The trade slip has information completed by the advisor to effect a trade through the dealer. The trade slip has standard information like a date, and a stock's name. It also has the dollar amount of the trade and the number of shares bought/sold. Many investors first learn of a trade in their account because they receive a trade confirmation. If you are an investor that learned of a trade when it first showed up in your account, then unless you have a "managed account", there is something terribly wrong with your advisor.
If you didn't give instructions in advance of the trade, then the trade is called by confusing terms. Properly for most accounts, the investor in advance of each trade must be advised of the risk of the trade, the risk of the trade to their portfolio, the specific share being traded (for example not Enbridge but Enbridge Dividend Series B), the amount that is being traded, the number of shares, and the timing of the trade.

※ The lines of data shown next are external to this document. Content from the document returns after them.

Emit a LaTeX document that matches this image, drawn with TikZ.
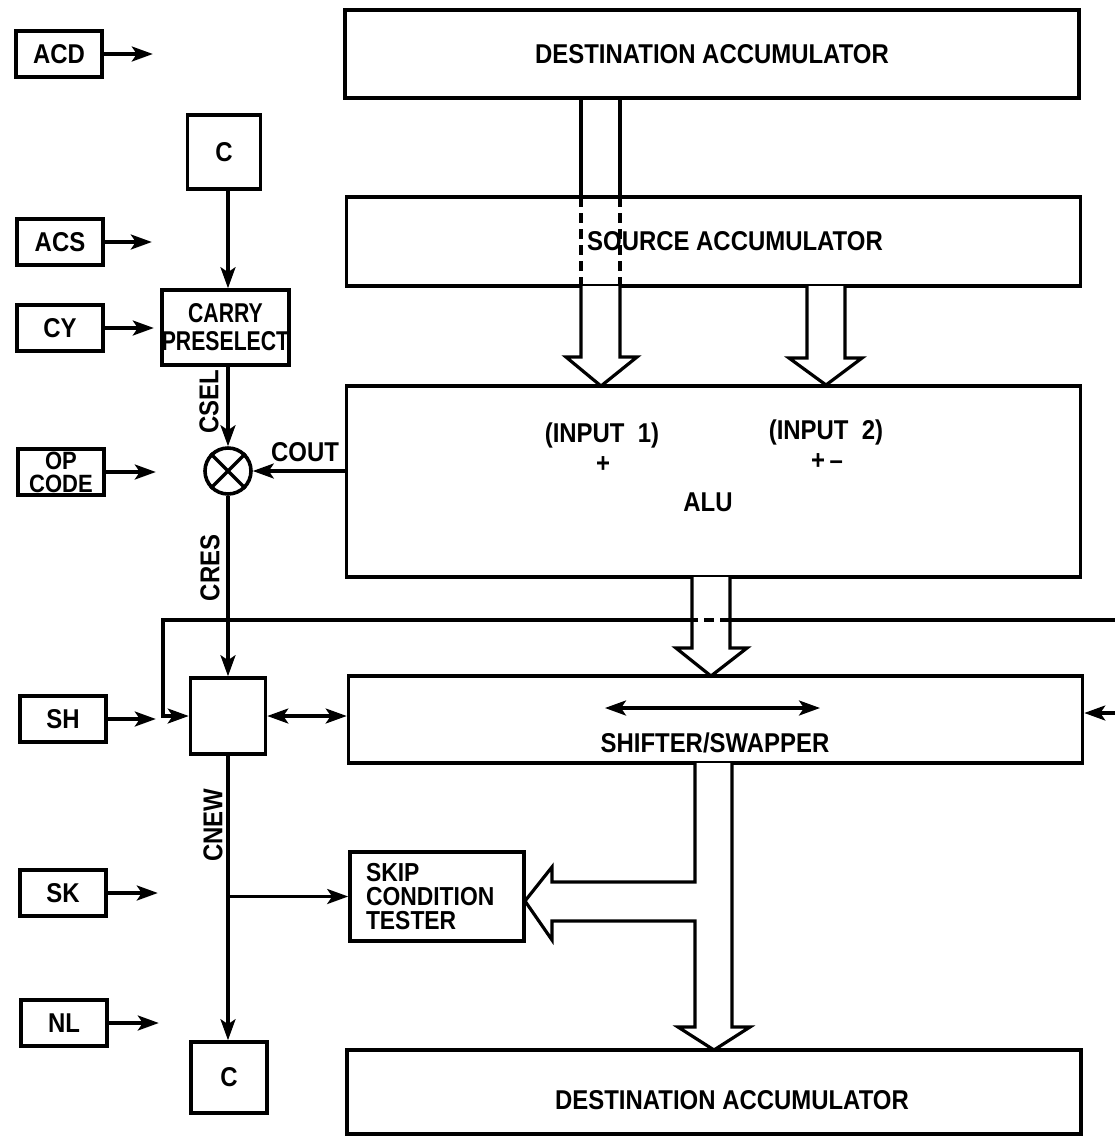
\documentclass[tikz,border=0pt]{standalone}
\usepackage{fontspec}
\setmainfont{Liberation Sans}[FakeStretch=0.88]
\newfontfamily\narrowfont{Liberation Sans}[FakeStretch=0.78]
\usetikzlibrary{arrows.meta}
\tikzset{
  blk/.style={draw, line width=1.8pt, inner sep=0pt, font=\bfseries\fontsize{13.6}{13.6}\selectfont},
  ctl/.style={blk, minimum width=43pt, minimum height=23pt},
  accbox/.style={blk, minimum width=367pt},
  lbl/.style={inner sep=0pt, font=\bfseries\fontsize{13.6}{13.6}\selectfont},
  sig/.style={line width=1.6pt, -{Stealth[length=10.5pt,width=7.5pt,inset=2.5pt]}},
  dbl/.style={line width=1.6pt, {Stealth[length=10.5pt,width=7.5pt,inset=2.5pt]}-{Stealth[length=10.5pt,width=7.5pt,inset=2.5pt]}},
  bus/.style={draw, line width=1.6pt, fill=white, line join=miter},
  wall/.style={line width=1.6pt},
  hidden/.style={line width=1.6pt, dash pattern=on 5pt off 3pt},
}
\begin{document}
\begin{tikzpicture}[x=0.5pt,y=-0.5pt]
\useasboundingbox (0,0) rectangle (1115,1137);

% control inputs
\node[ctl] (acd) at (59,54) {ACD};
\node[ctl] (acs) at (60,242) {ACS};
\node[ctl] (cy) at (60,328) {CY};
\node[ctl, align=center, font=\bfseries\fontsize{12.5}{11.5}\selectfont] (opc) at (61,472) {OP\\CODE};
\node[ctl] (sh) at (63,719) {SH};
\node[ctl] (sk) at (63,893) {SK};
\node[ctl] (nl) at (64,1023) {NL};
\draw[sig] (acd.east) -- ++(49,0);
\draw[sig] (acs.east) -- ++(47,0);
\draw[sig] (cy.east) -- ++(49,0);
\draw[sig] (opc.east) -- ++(50,0);
\draw[sig] (sh.east) -- ++(48,0);
\draw[sig] (sk.east) -- ++(50,0);
\draw[sig] (nl.east) -- ++(50,0);

% data path
\node[accbox, minimum height=44pt] (dtop) at (712,54) {DESTINATION ACCUMULATOR};
\node[accbox, minimum height=44.5pt] (src) at (713.5,241.5) {};
\node[lbl] (srct) at (735,241) {SOURCE ACCUMULATOR};
\node[accbox, minimum height=95.5pt] (alu) at (713.5,481.5) {};
\node[lbl] (in1) at (602,435) {(INPUT~~1)};
\node[lbl] (pl1) at (603,465) {+};
\node[lbl] (in2) at (826,432) {(INPUT~~2)};
\node[lbl] (pl2) at (827,462) {+\,–};
\node[lbl] (alut) at (708,502) {ALU};
\node[accbox, minimum height=43.5pt] (shf) at (715.5,719.5) {};
\node[lbl] (shft) at (715,743) {SHIFTER/SWAPPER};
\node[accbox, minimum height=42pt] (dbot) at (714,1092) {};
\node[lbl] (dbott) at (732,1100) {DESTINATION ACCUMULATOR};
\node[blk, minimum width=87pt, minimum height=44.5pt, inner xsep=8pt, text width=71pt, align=left,
  font=\bfseries\fontsize{13}{12.2}\selectfont] (skip) at (437,896.5) {SKIP\\CONDITION\\TESTER};

\draw[wall] (581,98) -- (581,197) (620,98) -- (620,197);
\draw[hidden] (581,197) -- (581,286) (620,197) -- (620,286);
\draw[bus] (581,286) -- (581,357) -- (566,357) -- (601,386) -- (637,357) -- (620,357) -- (620,286);
\draw[bus] (807,286) -- (807,358) -- (789,358) -- (826,385) -- (862,358) -- (845,358) -- (845,286);
\draw[bus] (692,577) -- (692,648) -- (676,648) -- (711,676) -- (747,648) -- (730,648) -- (730,577);
\draw[bus] (695,763) -- (695,882) -- (552,882) -- (552,867) -- (525,901) -- (552,940) -- (552,921)
  -- (695,921) -- (695,1027) -- (678,1027) -- (714,1050) -- (750,1027) -- (732,1027) -- (732,763);

% carry logic
\node[blk, minimum width=36.5pt, minimum height=37pt] (ctop) at (224,152) {C};
\node[blk, minimum width=62.5pt, minimum height=37.5pt, align=center,
  font=\narrowfont\bfseries\fontsize{13.6}{14}\selectfont] (cps) at (225.5,327.5) {CARRY\\PRESELECT};
\node[draw, circle, line width=1.8pt, minimum size=23pt, inner sep=0pt] (mix) at (228,471) {};
\draw[wall] (mix.north west) -- (mix.south east) (mix.north east) -- (mix.south west);
\node[blk, minimum width=37.5pt, minimum height=38pt] (csh) at (228,716) {};
\node[blk, minimum width=38pt, minimum height=35.5pt] (cbot) at (229,1077.5) {C};

\draw[sig] (mix.north |- ctop.south) -- (mix.north |- cps.north);
\draw[sig] (mix.north |- cps.south) -- (mix.north);
\node[lbl, rotate=90] (csel) at (209,402) {CSEL};
\draw[sig] (alu.west |- mix.east) -- (mix.east);
\node[lbl] (cout) at (305,452) {COUT};
\draw[sig] (mix.south) -- (csh.north);
\node[lbl, rotate=90] (cres) at (210,568) {CRES};
\draw[sig] (csh.south) -- (csh.south |- cbot.north);
\node[lbl, rotate=90] (cnew) at (213,825) {CNEW};
\coordinate (tap) at (csh.south |- skip.west);
\draw[sig] (tap) -- (skip.west);

% shift loop
\coordinate (fbr) at (1115,620);
\coordinate (fbl) at (163,620);
\draw[wall] (fbr) -- (730,620);
\draw[hidden] (730,620) -- (692,620);
\draw[sig] (692,620) -- (fbl) |- (csh.west);
\draw[dbl] (csh.east) -- (csh.east -| shf.west);
\coordinate (swl) at (605,708);
\coordinate (swr) at (820,708);
\draw[dbl] (swl) -- (swr);
\coordinate (shin) at (1115,713);
\draw[sig] (shin) -- (shin -| shf.east);
\end{tikzpicture}
\end{document}
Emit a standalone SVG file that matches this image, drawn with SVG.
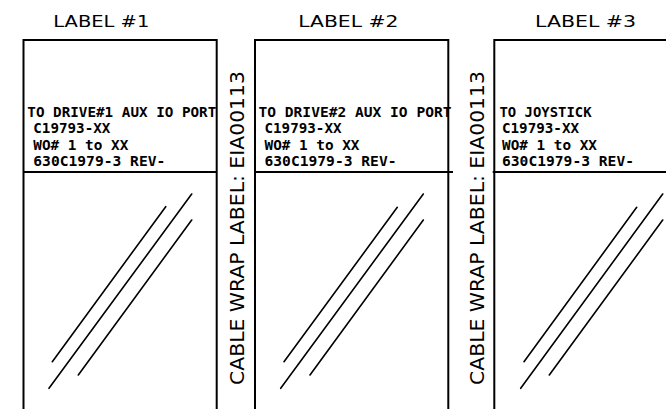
<svg xmlns="http://www.w3.org/2000/svg" width="666" height="409" viewBox="0 0 666 409">
<style>
.bg{fill:#fff}
.box{fill:none;stroke:#000;stroke-width:2}
.div{stroke:#000;stroke-width:2}
.hatch{stroke:#000;stroke-width:1.6;stroke-linecap:round}
.title{font-family:"DejaVu Sans","Liberation Sans",sans-serif;font-size:16px;fill:#000}
.body{font-family:"DejaVu Sans Mono","Liberation Mono",monospace;font-weight:bold;font-size:13.5px;fill:#000}
.vert{font-family:"DejaVu Sans","Liberation Sans",sans-serif;font-size:19px;fill:#000}
</style>
<rect class="bg" x="0" y="0" width="666" height="409"/>
<g id="label1">
  <text class="title" x="53.3" y="26.7" textLength="96" lengthAdjust="spacingAndGlyphs">LABEL #1</text>
  <path class="box" d="M23.5,420 V40 H216.7 V420"/>
  <line class="div" x1="23.5" y1="172" x2="216.7" y2="172"/>
  <text class="body" x="27.3" y="117" textLength="189" lengthAdjust="spacingAndGlyphs">TO DRIVE#1 AUX IO PORT</text>
  <text class="body" x="33.3" y="133.3" textLength="77" lengthAdjust="spacingAndGlyphs">C19793-XX</text>
  <text class="body" x="33.3" y="150" textLength="95" lengthAdjust="spacingAndGlyphs">WO# 1 to XX</text>
  <text class="body" x="33.3" y="165.7" textLength="132" lengthAdjust="spacingAndGlyphs">630C1979-3 REV-</text>
  <line class="hatch" x1="52.3" y1="361.7" x2="165.7" y2="206.7"/>
  <line class="hatch" x1="49" y1="388.3" x2="191.7" y2="194"/>
  <line class="hatch" x1="78.3" y1="375" x2="191.7" y2="220"/>
</g>
<g id="wrap1">
  <text class="vert" transform="translate(243.5,385) rotate(-90)" x="0" y="0" textLength="314" lengthAdjust="spacingAndGlyphs">CABLE WRAP LABEL: EIA00113</text>
</g>
<g id="label2">
  <text class="title" x="298.3" y="26.7" textLength="100" lengthAdjust="spacingAndGlyphs">LABEL #2</text>
  <path class="box" d="M255,420 V40 H448.3 V420"/>
  <line class="div" x1="255" y1="172" x2="453" y2="172"/>
  <text class="body" x="258.5" y="117" textLength="193" lengthAdjust="spacingAndGlyphs">TO DRIVE#2 AUX IO PORT</text>
  <text class="body" x="264.5" y="133.3" textLength="77" lengthAdjust="spacingAndGlyphs">C19793-XX</text>
  <text class="body" x="264.5" y="150" textLength="95" lengthAdjust="spacingAndGlyphs">WO# 1 to XX</text>
  <text class="body" x="264.5" y="165.7" textLength="132" lengthAdjust="spacingAndGlyphs">630C1979-3 REV-</text>
  <line class="hatch" x1="284" y1="361.7" x2="397.3" y2="207.3"/>
  <line class="hatch" x1="280.7" y1="388.3" x2="423.3" y2="194"/>
  <line class="hatch" x1="310" y1="375" x2="423.3" y2="220"/>
</g>
<g id="wrap2">
  <text class="vert" transform="translate(483.5,385) rotate(-90)" x="0" y="0" textLength="314" lengthAdjust="spacingAndGlyphs">CABLE WRAP LABEL: EIA00113</text>
</g>
<g id="label3">
  <text class="title" x="535" y="26.7" textLength="101" lengthAdjust="spacingAndGlyphs">LABEL #3</text>
  <path class="box" d="M494.3,420 V40 H690 V420"/>
  <line class="div" x1="492.7" y1="172" x2="670" y2="172"/>
  <text class="body" x="499.5" y="117" textLength="92" lengthAdjust="spacingAndGlyphs">TO JOYSTICK</text>
  <text class="body" x="502" y="133.3" textLength="77" lengthAdjust="spacingAndGlyphs">C19793-XX</text>
  <text class="body" x="502" y="150" textLength="95" lengthAdjust="spacingAndGlyphs">WO# 1 to XX</text>
  <text class="body" x="502" y="165.7" textLength="132" lengthAdjust="spacingAndGlyphs">630C1979-3 REV-</text>
  <line class="hatch" x1="524" y1="361.7" x2="636.7" y2="207.3"/>
  <line class="hatch" x1="520.7" y1="388.3" x2="662.7" y2="194"/>
  <line class="hatch" x1="549.3" y1="375" x2="662.7" y2="220"/>
</g>
<g id="connectors"/>
</svg>
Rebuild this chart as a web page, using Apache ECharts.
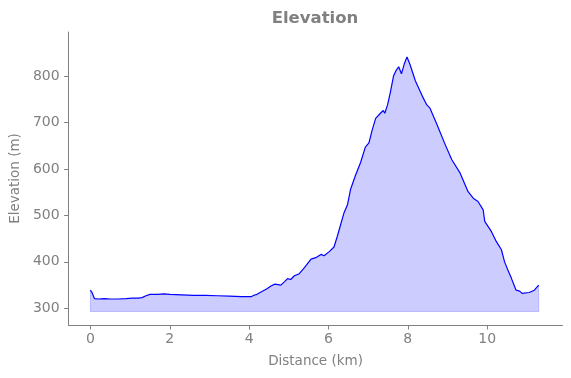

Technically the trade is called "discretionary". The trade confirmations don't show whether the trade was discretionary (without your explicit and complete instructions) or whether it was non-discretionary (with your explicit and complete instructions in advance of the trade). Most advisors are not licensed and most accounts do not permit discretionary trading. So, this is a potential red flag. Take care!
The slight of hand is that the trade slips make a bald statement about whether the trade was "solicited" or "non-solicited". This is a different concept. It means did the advisor make the recommendation for the trade (solicited) or did the investor (non-solicited).
A common finesse used by rogue and negligent advisors is to misrepresent trades recommended by the advisor as the idea of the investor. This is most common among the those advisors with low (no) standards. To avoid scrutiny and responsibility advisors commonly misdirect that trades are your idea (non-solicited).
The concept is that the investor is to fault for non-solicited trades. Strictly speaking, there is more to the analysis, but dealers when trying to avoid responsiblity conflate the nuances in an effort to shift blame to the investor.
Dealers often take this box as checked by the rogue and negligent advisor as gospel. Unquestioning so-called plausible deniability for the dealer. Dealers turn a blind eye to these same holdings showing up at the same time in many of the advisor's accounts as the magic trick was reality and all those investors magically came up with the same idea at the same time.
Regulators should be sweeping dealers to look for this systemic abuse. If there is this abuse, then what else is misdirection and magical untruths.
As investors, take heed. If you see this misdirection in your accounts, then how can you trust the advisor and the dealer? There is nothing innocent about these types of misdirection. Furthermore, it is a sign of rot. Rot in your advisor, your dealer and the regulatory oversight. Take care!